今春も世界最大の腕時計見本市「WWG(ウォッチズ&ワンダーズ ジュネーブ)」が華々しく開催された。
なかでも独立時計師ミシェル・パルミジャーニ率いるパルミジャーニ・フルリエが発表した「トンダ PF GMT ラトラパンテ ヴェルツァスカ」は、これまでにない直感的操作性に注目が集まった美しいデュアルタイムウォッチだ。
ひと昔前まで、携帯電話やパソコンにもしっかりとした取扱説明書が付属していたものだ。しかしながら現在は、まったくないか、簡易的なものだけとなっている場合が多い。
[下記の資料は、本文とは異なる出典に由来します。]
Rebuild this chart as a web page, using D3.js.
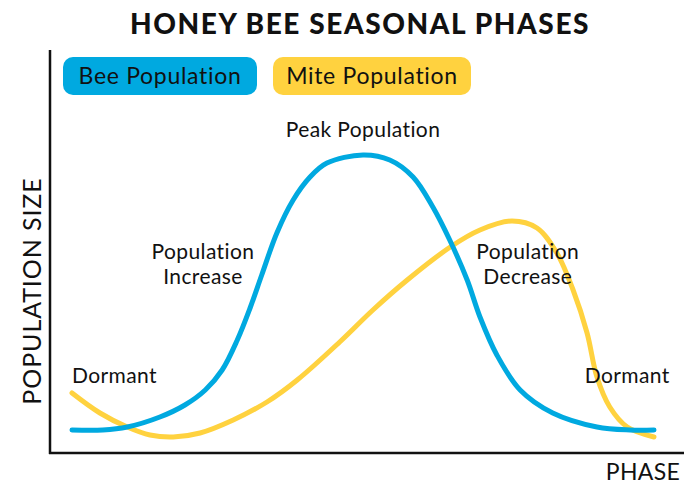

それはマニュアルや専門知識がなくても直感的に操作でき、誰もが多彩な機能を駆使できる、優れたユーザーインターフェイスが発達したからだ。パルミジャーニ・フルリエの新作ウォッチ「トンダ PF GMT ラトラパンテ ヴェルツァスカ」もまた、直感的な操作を可能にした最先端の複雑時計である。
高機能を直感的に操る心地よさを堪能
パルミジャーニ・フルリエの中核をなすシリーズである「トンダ」には、同社の高度な技術力を注ぎ込んだフラッグシップモデルが毎年のように登場する。今回の「トンダ PF GMT ラトラパンテ ヴェルツァスカ」も、最新の複雑なメカニズムが採用されている。2本の時針によってローカルタイムとホームタイムを同時に表示するGMT機能を備えているが、特筆なのはその時刻合わせの操作方法である。

8時位置に設けられたプッシュボタンを押すと、ホワイトゴールドの時針のみが1時間ずつ進み、容易にローカルタイムに合わせることができる。なおローズゴールドの時針は動かないので、そのまま並行してホームタイムを表示し続ける仕組みだ。そしてホームタイムゾーンに戻った際は、3時位置のリュウズと一体になったローズゴールドのプッシュボタンをプッシュ。
すると瞬時にホワイトゴールドの時針がローズゴールドの時針に重なり、ホームタイムのみを表示するようになる。このようにマニュアル不要のシンプルな操作により、2つの時間帯を直感的な操作のみで自由に表示することができるのである。
こうした直感的な操作をサポートするのが、カラーを使い分けた2つのプッシュボタンだ。
フォーカスする時針のカラーと連動させることで、いわば操作ガイドの役割を果たしているのである。ただし、決して説明的ではなく、全体と完璧に調和している点は、細部のデザインまで徹底的にこだわるパルミジャーニ・フルリエの美学を象徴しているといえるだろう。

そしてモデル名ともなっている「ヴェルツァスカ・グリーン」のダイヤルは、スイスの景勝地として名高いヴェルツァスカ渓谷を流れるヴェルツァスカ川の色から着想を得たもの。澄み切った清流ならではの深みのある落ち着いたブルーグリーンは、時を確認するたびに自然の雄大さと清廉さ、そして静謐さを感じさせてくれる。
直感とは理性を超越した感覚であり、意のままに操れるということ。パルミジャーニ・フルリエの「トンダ PF GMT ラトラパンテ ヴェルツァスカ」は、グローバルな世界を意のままに生きる、現代人にふさわしい腕時計といえるだろう。